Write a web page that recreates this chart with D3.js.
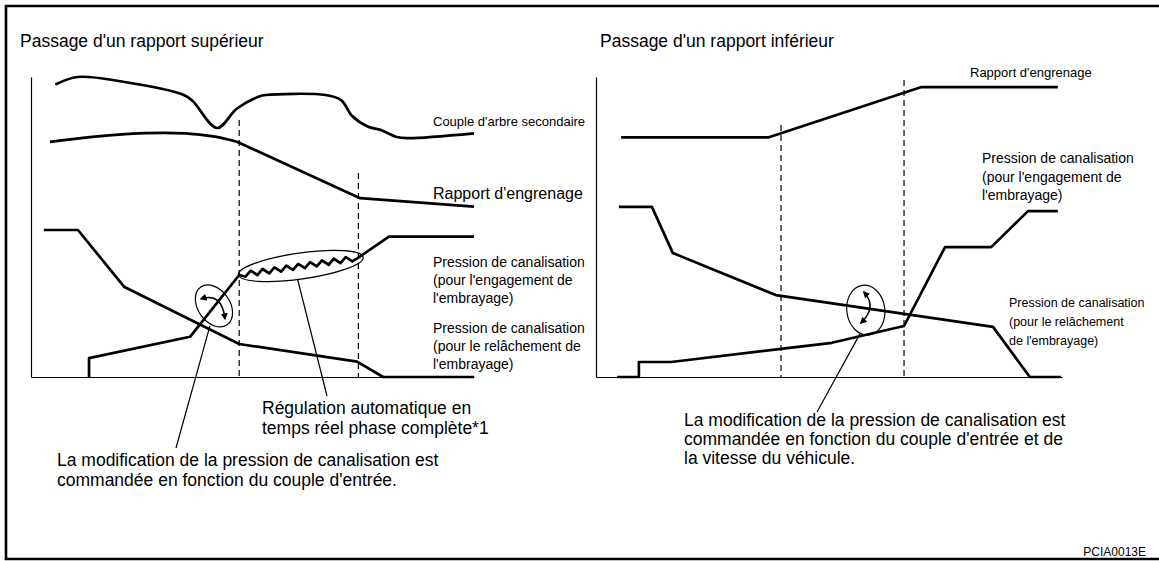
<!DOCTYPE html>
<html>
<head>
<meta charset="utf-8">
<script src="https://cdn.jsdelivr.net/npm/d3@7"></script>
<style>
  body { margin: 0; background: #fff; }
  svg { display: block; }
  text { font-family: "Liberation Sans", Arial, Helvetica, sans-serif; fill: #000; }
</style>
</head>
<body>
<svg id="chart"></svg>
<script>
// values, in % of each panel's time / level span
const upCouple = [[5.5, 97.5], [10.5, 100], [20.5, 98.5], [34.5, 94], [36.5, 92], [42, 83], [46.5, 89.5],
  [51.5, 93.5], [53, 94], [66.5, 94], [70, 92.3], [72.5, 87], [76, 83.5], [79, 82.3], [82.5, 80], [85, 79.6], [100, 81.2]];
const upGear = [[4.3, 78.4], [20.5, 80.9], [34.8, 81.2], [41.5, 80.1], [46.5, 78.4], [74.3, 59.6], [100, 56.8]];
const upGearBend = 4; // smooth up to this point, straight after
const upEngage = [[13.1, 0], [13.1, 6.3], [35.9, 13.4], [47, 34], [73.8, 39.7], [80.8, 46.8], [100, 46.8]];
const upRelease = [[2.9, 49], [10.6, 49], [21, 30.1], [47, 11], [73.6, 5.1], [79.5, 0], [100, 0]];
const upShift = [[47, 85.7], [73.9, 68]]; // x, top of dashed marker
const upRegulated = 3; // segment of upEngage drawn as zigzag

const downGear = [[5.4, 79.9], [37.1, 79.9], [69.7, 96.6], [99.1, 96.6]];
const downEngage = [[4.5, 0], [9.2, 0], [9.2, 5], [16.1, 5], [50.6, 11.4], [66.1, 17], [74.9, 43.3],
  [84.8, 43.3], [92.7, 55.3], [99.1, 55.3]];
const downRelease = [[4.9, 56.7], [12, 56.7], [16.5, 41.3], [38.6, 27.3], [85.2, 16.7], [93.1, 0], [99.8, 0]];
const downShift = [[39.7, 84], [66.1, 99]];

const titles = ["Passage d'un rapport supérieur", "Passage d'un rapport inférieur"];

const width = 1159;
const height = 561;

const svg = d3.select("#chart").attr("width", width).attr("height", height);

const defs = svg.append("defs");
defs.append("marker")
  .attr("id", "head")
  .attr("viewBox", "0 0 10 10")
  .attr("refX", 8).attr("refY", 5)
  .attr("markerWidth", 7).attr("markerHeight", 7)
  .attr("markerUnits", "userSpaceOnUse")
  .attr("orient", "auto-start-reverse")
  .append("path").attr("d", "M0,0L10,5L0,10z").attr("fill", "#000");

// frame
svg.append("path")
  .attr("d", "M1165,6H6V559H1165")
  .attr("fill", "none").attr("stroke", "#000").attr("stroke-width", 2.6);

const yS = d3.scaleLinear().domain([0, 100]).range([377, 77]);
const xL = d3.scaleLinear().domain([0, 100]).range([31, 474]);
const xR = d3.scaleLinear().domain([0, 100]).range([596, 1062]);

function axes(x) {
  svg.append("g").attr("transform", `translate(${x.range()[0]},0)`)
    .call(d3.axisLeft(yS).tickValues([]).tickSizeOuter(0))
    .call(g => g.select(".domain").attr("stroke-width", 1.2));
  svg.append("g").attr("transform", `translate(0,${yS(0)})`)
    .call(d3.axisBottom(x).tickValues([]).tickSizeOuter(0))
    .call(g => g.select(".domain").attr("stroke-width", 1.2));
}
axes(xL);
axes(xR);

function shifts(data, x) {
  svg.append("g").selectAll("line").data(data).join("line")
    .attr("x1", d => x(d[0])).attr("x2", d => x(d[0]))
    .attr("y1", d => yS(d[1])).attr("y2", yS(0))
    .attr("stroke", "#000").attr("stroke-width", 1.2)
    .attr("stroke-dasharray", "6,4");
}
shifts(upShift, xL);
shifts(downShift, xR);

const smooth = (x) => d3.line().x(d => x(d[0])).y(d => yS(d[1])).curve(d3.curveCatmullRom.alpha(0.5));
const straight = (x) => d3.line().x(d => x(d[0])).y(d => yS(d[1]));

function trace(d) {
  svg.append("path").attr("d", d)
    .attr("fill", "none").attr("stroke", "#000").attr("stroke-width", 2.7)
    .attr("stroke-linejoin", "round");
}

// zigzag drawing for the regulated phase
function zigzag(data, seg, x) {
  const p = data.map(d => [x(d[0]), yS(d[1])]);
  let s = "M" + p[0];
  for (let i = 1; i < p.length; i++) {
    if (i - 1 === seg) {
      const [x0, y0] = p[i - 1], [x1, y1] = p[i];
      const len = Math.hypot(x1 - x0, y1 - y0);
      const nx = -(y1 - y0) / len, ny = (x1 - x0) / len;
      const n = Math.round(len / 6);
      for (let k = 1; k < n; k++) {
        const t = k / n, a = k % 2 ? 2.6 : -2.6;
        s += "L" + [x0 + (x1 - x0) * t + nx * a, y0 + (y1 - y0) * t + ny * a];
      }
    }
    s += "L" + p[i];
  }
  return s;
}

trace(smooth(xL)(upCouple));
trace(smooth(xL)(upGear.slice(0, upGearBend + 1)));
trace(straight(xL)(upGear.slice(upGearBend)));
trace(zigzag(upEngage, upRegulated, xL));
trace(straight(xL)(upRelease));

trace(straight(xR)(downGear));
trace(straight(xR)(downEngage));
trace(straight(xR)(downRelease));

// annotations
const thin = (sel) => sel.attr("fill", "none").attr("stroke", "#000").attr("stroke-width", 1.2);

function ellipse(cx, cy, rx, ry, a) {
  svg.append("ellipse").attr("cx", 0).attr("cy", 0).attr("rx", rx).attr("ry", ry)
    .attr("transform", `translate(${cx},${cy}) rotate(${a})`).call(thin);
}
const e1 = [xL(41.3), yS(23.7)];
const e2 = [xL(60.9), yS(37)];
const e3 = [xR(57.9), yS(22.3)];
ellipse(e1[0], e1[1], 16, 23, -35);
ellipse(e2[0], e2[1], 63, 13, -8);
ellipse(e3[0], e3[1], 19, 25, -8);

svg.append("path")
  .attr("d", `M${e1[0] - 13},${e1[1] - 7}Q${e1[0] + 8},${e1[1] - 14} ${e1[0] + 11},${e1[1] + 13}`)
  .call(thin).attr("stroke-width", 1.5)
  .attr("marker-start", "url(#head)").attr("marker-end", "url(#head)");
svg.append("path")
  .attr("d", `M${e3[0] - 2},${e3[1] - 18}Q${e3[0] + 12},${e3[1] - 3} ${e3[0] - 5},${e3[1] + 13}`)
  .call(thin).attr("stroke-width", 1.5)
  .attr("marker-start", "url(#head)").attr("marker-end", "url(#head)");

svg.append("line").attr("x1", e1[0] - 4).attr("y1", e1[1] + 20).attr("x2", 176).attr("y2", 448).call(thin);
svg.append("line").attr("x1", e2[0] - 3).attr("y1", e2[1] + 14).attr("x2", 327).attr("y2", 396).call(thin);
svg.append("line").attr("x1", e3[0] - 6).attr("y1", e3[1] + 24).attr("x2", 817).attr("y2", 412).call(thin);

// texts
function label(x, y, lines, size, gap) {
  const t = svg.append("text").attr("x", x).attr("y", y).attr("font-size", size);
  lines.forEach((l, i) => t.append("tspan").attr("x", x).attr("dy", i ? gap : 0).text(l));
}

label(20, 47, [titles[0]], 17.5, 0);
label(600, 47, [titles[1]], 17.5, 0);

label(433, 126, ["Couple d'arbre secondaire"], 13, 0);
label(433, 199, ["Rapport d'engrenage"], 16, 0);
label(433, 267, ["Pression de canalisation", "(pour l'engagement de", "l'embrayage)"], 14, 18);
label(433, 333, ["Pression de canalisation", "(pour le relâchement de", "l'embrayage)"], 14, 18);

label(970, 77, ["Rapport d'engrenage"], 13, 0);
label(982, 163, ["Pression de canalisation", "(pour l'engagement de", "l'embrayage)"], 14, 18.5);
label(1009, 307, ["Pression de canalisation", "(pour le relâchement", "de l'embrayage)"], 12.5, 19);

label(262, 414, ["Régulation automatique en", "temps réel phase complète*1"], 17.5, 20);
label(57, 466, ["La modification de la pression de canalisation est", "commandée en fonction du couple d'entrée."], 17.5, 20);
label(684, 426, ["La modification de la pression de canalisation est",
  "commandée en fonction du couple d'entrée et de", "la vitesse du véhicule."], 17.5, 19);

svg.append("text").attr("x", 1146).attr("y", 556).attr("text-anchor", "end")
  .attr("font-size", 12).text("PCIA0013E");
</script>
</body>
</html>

:::::

Exercise objective: Search the data above for the string "chart" and copy each line that has it.

Answer to this task:
Write a web page that recreates this chart with D3.js.
<svg id="chart"></svg>
const svg = d3.select("#chart").attr("width", width).attr("height", height);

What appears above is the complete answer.